This article was published on March 30, 2016

The legal challenge against adblocking is failing over and over


The legal challenge against adblocking is failing over and over

Wherever you stand on the adblocking debate – often somewhere between the protection of people’s rights not to be bombarded or a destroyer of jobs and industries – there’s no getting around the fact that if you’re anti-adblocking, you’re on the consistently losing side, legally speaking.

According to a statement from Adblock Plus, it’s just won its fifth legal challenge in court in Germany, this time against the newspaper Süddeutsche Zeitung.

The crux of most of the complaints against Adblock Plus specifically (rather than all adblockers in general) is the company’s use of an Acceptable Ads program – a whitelist that allows through ads from companies who pay a fee. According to the company, rather than being a move that holds publishers and ad networks to ransom, it’s an initiative that “not a detriment for publishers but rather a potential benefit to them,” it argues.

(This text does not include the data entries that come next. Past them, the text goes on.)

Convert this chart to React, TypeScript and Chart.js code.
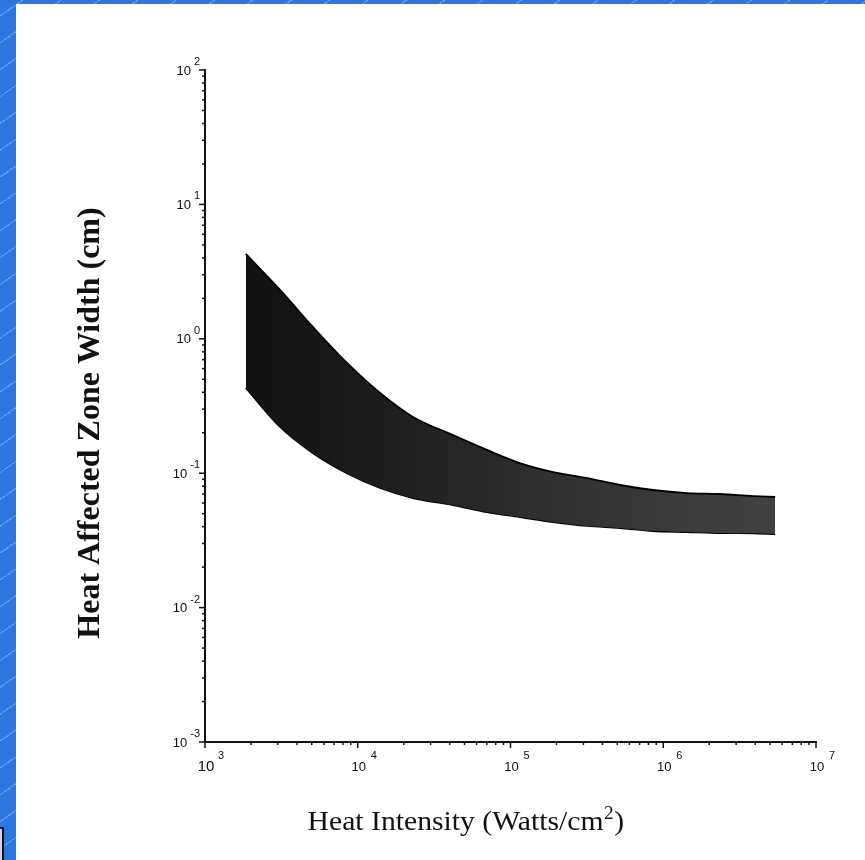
import React, { useEffect, useRef } from 'react';
import { Chart, registerables } from 'chart.js';

Chart.register(...registerables);

// Heat intensity (W/cm^2) sample positions along the band
const bandX = [1850, 3100, 5100, 8500, 14000, 23000, 42000, 70000, 115000, 190000, 317000, 521000, 857000, 1430000, 2350000, 3870000, 5400000];
// Upper bound of heat affected zone width (cm)
const upperWidth = [4.28, 2.31, 1.22, 0.661, 0.395, 0.262, 0.192, 0.149, 0.119, 0.102, 0.092, 0.0817, 0.075, 0.0712, 0.070, 0.0676, 0.0665];
// Lower bound of heat affected zone width (cm)
const lowerWidth = [0.431, 0.221, 0.141, 0.100, 0.0776, 0.0653, 0.058, 0.0514, 0.0472, 0.0433, 0.0405, 0.0391, 0.0371, 0.0365, 0.0359, 0.0357, 0.0353];

const xTickExponents = [3, 4, 5, 6, 7];
const yTickExponents = [-3, -2, -1, 0, 1, 2];

const xTitleMain = 'Heat Intensity (Watts/cm';
const xTitleSup = '2';
const xTitleEnd = ')';
const yTitle = 'Heat Affected Zone Width (cm)';

const decorPlugin = {
  id: 'logDecor',
  afterDraw(chart: any) {
    const { ctx, chartArea: a } = chart;
    const xs = chart.scales.x;
    const ys = chart.scales.y;
    ctx.save();
    ctx.strokeStyle = '#111';
    ctx.lineWidth = 1.5;
    // y ticks
    for (let e = yTickExponents[0]; e <= yTickExponents[yTickExponents.length - 1]; e++) {
      for (let k = 1; k <= 9; k++) {
        const v = k * Math.pow(10, e);
        if (v > ys.max * 1.0001) break;
        const p = ys.getPixelForValue(v);
        const len = k === 1 ? 6 : 3;
        ctx.beginPath();
        ctx.moveTo(a.left - len, p);
        ctx.lineTo(a.left, p);
        ctx.stroke();
      }
    }
    // x ticks
    for (let e = xTickExponents[0]; e <= xTickExponents[xTickExponents.length - 1]; e++) {
      for (let k = 1; k <= 9; k++) {
        const v = k * Math.pow(10, e);
        if (v > xs.max * 1.0001) break;
        const p = xs.getPixelForValue(v);
        const len = k === 1 ? 6 : 3;
        ctx.beginPath();
        ctx.moveTo(p, a.bottom);
        ctx.lineTo(p, a.bottom + len);
        ctx.stroke();
      }
    }
    // y labels
    ctx.fillStyle = '#0d0d0d';
    ctx.textBaseline = 'middle';
    for (const e of yTickExponents) {
      const p = ys.getPixelForValue(Math.pow(10, e));
      const expStr = String(e);
      ctx.font = '11px "Liberation Sans"';
      ctx.textAlign = 'right';
      ctx.fillText(expStr, a.left - 5, p - 8);
      const w = ctx.measureText(expStr).width;
      ctx.font = '13px "Liberation Sans"';
      ctx.fillText('10', a.left - 5 - w - 3, p + 1);
    }
    // x labels
    for (const e of xTickExponents) {
      const p = xs.getPixelForValue(Math.pow(10, e));
      ctx.font = e === xTickExponents[0] ? '15px "Liberation Sans"' : '13px "Liberation Sans"';
      ctx.textAlign = 'center';
      ctx.fillText('10', p + 1, a.bottom + 25);
      ctx.font = '11px "Liberation Sans"';
      ctx.textAlign = 'left';
      ctx.fillText(String(e), p + 13, a.bottom + 14);
    }
    // y title
    ctx.fillStyle = '#111';
    ctx.font = 'bold 32px "Liberation Serif"';
    ctx.textAlign = 'center';
    ctx.textBaseline = 'alphabetic';
    ctx.save();
    ctx.translate(a.left - 106, (a.top + a.bottom) / 2 + 17);
    ctx.rotate(-Math.PI / 2);
    ctx.fillText(yTitle, 0, 0);
    ctx.restore();
    // x title
    ctx.save();
    ctx.translate(a.left + 0.426 * (a.right - a.left), a.bottom + 88);
    ctx.scale(1.06, 1);
    ctx.textAlign = 'left';
    ctx.font = '28px "Liberation Serif"';
    const w1 = ctx.measureText(xTitleMain).width;
    const w3 = ctx.measureText(xTitleEnd).width;
    ctx.font = '18px "Liberation Serif"';
    const w2 = ctx.measureText(xTitleSup).width;
    const start = -(w1 + w2 + w3) / 2;
    ctx.font = '28px "Liberation Serif"';
    ctx.fillText(xTitleMain, start, 0);
    ctx.fillText(xTitleEnd, start + w1 + w2 + 1, 0);
    ctx.font = '18px "Liberation Serif"';
    ctx.fillText(xTitleSup, start + w1 + 0.5, -11);
    ctx.restore();
    ctx.restore();
  },
};

export default function App() {
  const ref = useRef<HTMLCanvasElement | null>(null);
  useEffect(() => {
    document.body.style.margin = '0';
    if (!ref.current) return;
    const chart = new Chart(ref.current, {
      type: 'line',
      data: {
        datasets: [
          {
            label: 'upper',
            data: bandX.map((x, i) => ({ x, y: upperWidth[i] })),
            borderColor: '#000',
            borderWidth: 1.8,
            pointRadius: 0,
            cubicInterpolationMode: 'monotone',
            fill: '+1',
            backgroundColor: (c: any) => {
              const area = c.chart.chartArea;
              if (!area) return '#1e1e1e';
              const g = c.chart.ctx.createLinearGradient(area.left, 0, area.right, 0);
              g.addColorStop(0, '#0e0e0e');
              g.addColorStop(0.25, '#1a1a1a');
              g.addColorStop(0.6, '#333333');
              g.addColorStop(1, '#444444');
              return g;
            },
          },
          {
            label: 'lower',
            data: bandX.map((x, i) => ({ x, y: lowerWidth[i] })),
            borderColor: '#000',
            borderWidth: 1.8,
            pointRadius: 0,
            cubicInterpolationMode: 'monotone',
            fill: false,
          },
        ],
      },
      options: {
        animation: false,
        responsive: false,
        layout: { padding: { left: 0, top: 70, right: 49, bottom: 0 } },
        plugins: { legend: { display: false }, tooltip: { enabled: false } },
        scales: {
          x: {
            type: 'logarithmic',
            min: 1e3,
            max: 1e7,
            ticks: { display: false },
            grid: { display: true, drawOnChartArea: false, drawTicks: false },
            border: { display: true, color: '#111', width: 2 },
            afterFit: (s: any) => { s.height = 118; },
          },
          y: {
            type: 'logarithmic',
            min: 1e-3,
            max: 1e2,
            ticks: { display: false },
            grid: { display: true, drawOnChartArea: false, drawTicks: false },
            border: { display: true, color: '#111', width: 2 },
            afterFit: (s: any) => { s.width = 205; },
          },
        },
      },
      plugins: [decorPlugin],
    } as any);
    return () => chart.destroy();
  }, []);

  return (
    <div
      style={{
        position: 'fixed',
        left: 0,
        top: 0,
        width: 865,
        height: 860,
        overflow: 'hidden',
        background: '#2e77de',
        backgroundImage:
          'repeating-linear-gradient(-35deg, rgba(255,255,255,0) 0px, rgba(255,255,255,0) 21px, rgba(255,255,255,0.3) 21px, rgba(255,255,255,0.3) 22px)',
      }}
    >
      <div style={{ position: 'absolute', left: 16, top: 4, right: 0, bottom: 0, background: '#fff' }} />
      <div
        style={{
          position: 'absolute',
          left: -2,
          top: 827,
          width: 6,
          height: 40,
          background: '#d4d2f2',
          border: '2px solid #111',
          boxSizing: 'border-box',
        }}
      />
      <canvas ref={ref} width={865} height={860} style={{ position: 'absolute', left: 0, top: 0 }} />
    </div>
  );
}
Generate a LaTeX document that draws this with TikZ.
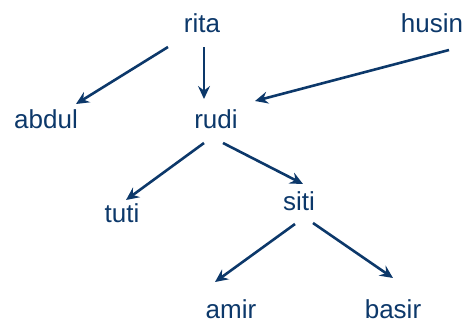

As has been the case in previous decisions, the ruling went Adblock Plus’ way, with the court deciding there’s no contract between publishers and readers that guarantees that visitors will see all the ads placed on a site. It also ruled that the Acceptable Ads policy was in fact a benefit and not a hindrance to publishers.

Perhaps most devestatingly – and tellingly for the entire ad industry – however, were the court’s comments that the law doesn’t exist to uphold a particular (entrenched) business model.

It’s innovate or die out there, whichever way you look, and publishing is no different.